Machine Learning Methods
- Machine learning methods identify outliers by training models to learn the normal patterns in the data and then flagging deviations from these patterns. These methods include:
  1. Isolation Forest: This tree-based algorithm isolates data points by creating random partitions. Outliers are points that require fewer splits to isolate, as they differ significantly from the rest of the data.
  2. Autoencoders: Neural networks are trained to reconstruct the time series. Data points with high reconstruction errors (i.e., the model struggles to recreate them) are flagged as outliers.
  3. Clustering: Algorithms like K-Means or DBSCAN group similar data points into clusters. Outliers are points that either belong to sparse or distant clusters or are classified as noise by the algorithm.
  4. Probabilistic Models: Techniques like Gaussian Mixture Models (GMM) assign probabilities to data points based on how well they fit the learned distribution, flagging low-probability points as outliers.
- Machine learning methods are powerful because they can handle non-linear, multi-dimensional, and non-Gaussian patterns, making them highly effective for complex time series. However, they require careful tuning and may need more data than simpler statistical approaches.

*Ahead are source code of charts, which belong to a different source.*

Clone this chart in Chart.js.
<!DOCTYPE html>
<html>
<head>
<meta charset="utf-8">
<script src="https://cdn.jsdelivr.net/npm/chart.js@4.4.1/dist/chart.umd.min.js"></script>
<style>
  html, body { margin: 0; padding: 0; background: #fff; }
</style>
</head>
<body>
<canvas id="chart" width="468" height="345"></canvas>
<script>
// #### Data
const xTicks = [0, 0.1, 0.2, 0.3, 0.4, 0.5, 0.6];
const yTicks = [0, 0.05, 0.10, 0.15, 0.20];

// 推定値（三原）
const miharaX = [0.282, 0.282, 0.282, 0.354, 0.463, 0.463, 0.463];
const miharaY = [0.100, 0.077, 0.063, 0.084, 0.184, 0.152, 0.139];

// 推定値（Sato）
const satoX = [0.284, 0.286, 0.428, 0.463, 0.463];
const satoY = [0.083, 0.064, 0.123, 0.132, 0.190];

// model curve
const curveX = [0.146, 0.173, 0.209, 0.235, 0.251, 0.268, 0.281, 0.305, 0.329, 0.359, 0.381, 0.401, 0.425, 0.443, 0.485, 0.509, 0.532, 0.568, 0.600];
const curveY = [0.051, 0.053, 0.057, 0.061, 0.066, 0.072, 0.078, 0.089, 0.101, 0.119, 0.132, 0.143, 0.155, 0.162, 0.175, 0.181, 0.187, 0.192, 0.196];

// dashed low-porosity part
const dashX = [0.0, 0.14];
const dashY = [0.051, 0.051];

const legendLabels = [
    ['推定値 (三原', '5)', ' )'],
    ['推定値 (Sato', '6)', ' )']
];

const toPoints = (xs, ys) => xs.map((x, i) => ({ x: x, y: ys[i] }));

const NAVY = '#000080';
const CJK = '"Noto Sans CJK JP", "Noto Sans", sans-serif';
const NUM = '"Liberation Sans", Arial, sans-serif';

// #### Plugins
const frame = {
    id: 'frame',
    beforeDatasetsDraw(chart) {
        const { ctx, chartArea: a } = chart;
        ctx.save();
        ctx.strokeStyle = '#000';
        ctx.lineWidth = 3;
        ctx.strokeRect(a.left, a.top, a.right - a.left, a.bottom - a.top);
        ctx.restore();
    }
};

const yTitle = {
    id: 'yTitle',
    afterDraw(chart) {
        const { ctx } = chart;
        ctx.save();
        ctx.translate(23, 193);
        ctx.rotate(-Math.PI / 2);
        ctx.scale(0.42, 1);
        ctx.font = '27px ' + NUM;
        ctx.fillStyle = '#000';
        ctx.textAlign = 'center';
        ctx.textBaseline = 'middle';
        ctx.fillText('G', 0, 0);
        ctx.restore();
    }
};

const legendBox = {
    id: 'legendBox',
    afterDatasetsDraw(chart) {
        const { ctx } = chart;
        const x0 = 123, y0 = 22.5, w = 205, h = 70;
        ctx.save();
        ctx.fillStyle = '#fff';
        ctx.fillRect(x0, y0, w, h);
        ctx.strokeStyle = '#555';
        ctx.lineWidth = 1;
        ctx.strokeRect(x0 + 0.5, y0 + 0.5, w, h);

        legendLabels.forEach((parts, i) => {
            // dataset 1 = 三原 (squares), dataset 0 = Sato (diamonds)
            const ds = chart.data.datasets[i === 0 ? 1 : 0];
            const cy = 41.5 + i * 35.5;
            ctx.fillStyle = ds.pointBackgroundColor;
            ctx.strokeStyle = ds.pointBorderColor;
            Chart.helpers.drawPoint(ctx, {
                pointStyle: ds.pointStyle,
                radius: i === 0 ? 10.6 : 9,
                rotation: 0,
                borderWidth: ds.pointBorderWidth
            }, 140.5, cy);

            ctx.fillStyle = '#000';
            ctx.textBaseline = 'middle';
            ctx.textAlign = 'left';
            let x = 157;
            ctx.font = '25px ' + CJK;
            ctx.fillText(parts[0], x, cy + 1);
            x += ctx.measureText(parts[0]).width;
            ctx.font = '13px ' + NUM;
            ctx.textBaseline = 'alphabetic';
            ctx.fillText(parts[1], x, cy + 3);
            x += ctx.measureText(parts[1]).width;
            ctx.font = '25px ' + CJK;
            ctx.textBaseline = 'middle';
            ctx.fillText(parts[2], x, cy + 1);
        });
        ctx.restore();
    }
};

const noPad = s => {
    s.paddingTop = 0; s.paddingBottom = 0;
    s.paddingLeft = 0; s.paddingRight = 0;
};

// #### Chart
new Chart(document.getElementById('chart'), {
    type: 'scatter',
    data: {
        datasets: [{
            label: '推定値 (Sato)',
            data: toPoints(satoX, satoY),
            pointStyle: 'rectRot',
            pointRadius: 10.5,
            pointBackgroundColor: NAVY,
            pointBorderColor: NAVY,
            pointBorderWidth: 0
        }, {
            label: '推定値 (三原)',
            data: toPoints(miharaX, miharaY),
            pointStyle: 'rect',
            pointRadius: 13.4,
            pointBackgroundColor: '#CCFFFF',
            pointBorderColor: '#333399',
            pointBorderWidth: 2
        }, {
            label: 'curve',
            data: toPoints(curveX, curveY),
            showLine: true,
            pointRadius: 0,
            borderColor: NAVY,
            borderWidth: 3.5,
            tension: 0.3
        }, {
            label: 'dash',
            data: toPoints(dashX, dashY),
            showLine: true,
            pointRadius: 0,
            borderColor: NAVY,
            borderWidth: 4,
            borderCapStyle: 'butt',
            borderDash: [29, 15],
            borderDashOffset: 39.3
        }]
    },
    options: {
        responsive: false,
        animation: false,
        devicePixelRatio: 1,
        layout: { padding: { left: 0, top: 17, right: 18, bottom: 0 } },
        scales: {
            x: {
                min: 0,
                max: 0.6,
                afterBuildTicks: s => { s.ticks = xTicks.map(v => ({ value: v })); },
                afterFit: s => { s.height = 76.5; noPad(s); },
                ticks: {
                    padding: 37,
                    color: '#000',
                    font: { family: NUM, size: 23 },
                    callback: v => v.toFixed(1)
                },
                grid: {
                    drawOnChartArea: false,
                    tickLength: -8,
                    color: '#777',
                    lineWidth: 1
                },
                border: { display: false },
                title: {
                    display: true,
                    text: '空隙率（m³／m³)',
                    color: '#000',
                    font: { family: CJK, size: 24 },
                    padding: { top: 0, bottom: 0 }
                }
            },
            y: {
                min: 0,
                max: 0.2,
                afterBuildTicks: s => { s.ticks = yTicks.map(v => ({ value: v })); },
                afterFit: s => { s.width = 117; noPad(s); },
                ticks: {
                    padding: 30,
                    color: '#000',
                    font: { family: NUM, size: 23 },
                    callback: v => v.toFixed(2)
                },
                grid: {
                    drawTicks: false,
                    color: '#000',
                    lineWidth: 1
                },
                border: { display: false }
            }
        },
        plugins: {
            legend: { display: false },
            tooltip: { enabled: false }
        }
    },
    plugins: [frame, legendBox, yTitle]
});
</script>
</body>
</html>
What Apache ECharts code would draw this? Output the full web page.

Let’s use the residual method and see if we can spot a few outliers in our time series. First we will decompose our time series, then see what residuals are 3 or more standard deviations away from the average.

There seems to be on major outlier in mid 2020, shown as outside of the dotted upper and lower range. Which is not surprising since our smell test could have told us the same thing. COVID-19 in 2020 was most likely the cause for the sudden change in trend and seasonality for those periods around 2020. We can now confirm it with the residual method for spotting outliers. How cool is that!

Once we know the outliers in our data, there is a few things we can do to handle them.

Do Nothing: Leave it alone, and let its presence impact our future forecast. This is a good approach if there is a structural change in the time series that you expect to carry onward in the future. For example COVID might have caused a permanent work from home revolution, which could impact your business that relies on growth in office space. So leaving it alone would give the model insight into a change that is expected to continue in the future.
Flag It: Similar to flagging missing values, we can add a binary variable to our dataset. A value of 1 to indicate an outlier occurred, and a 0 when it did not. This will allow our model to understand true one time events that are not expected to happen again in the future. Making it less likely for a model to learn the change in pattern. COVID-19 was truly a one off thing, so flagging the outliers could be helpful for our time series.
Remove It: Remove the outlier, and treat it like a missing value. You can then use the methods discussed earlier to fill in the missing value with something that is more in line with future trends and seasonality. Combining this method with adding an outlier flag from #2 is a solid approach.

Final Thoughts

Handling the presence of missing values and outliers can sometimes be more art than science, so always make sure to be adaptable in using the right approach for your use case. When done correctly, cleaning your data of missing values and outliers can help you understand your data while improving forecast accuracy.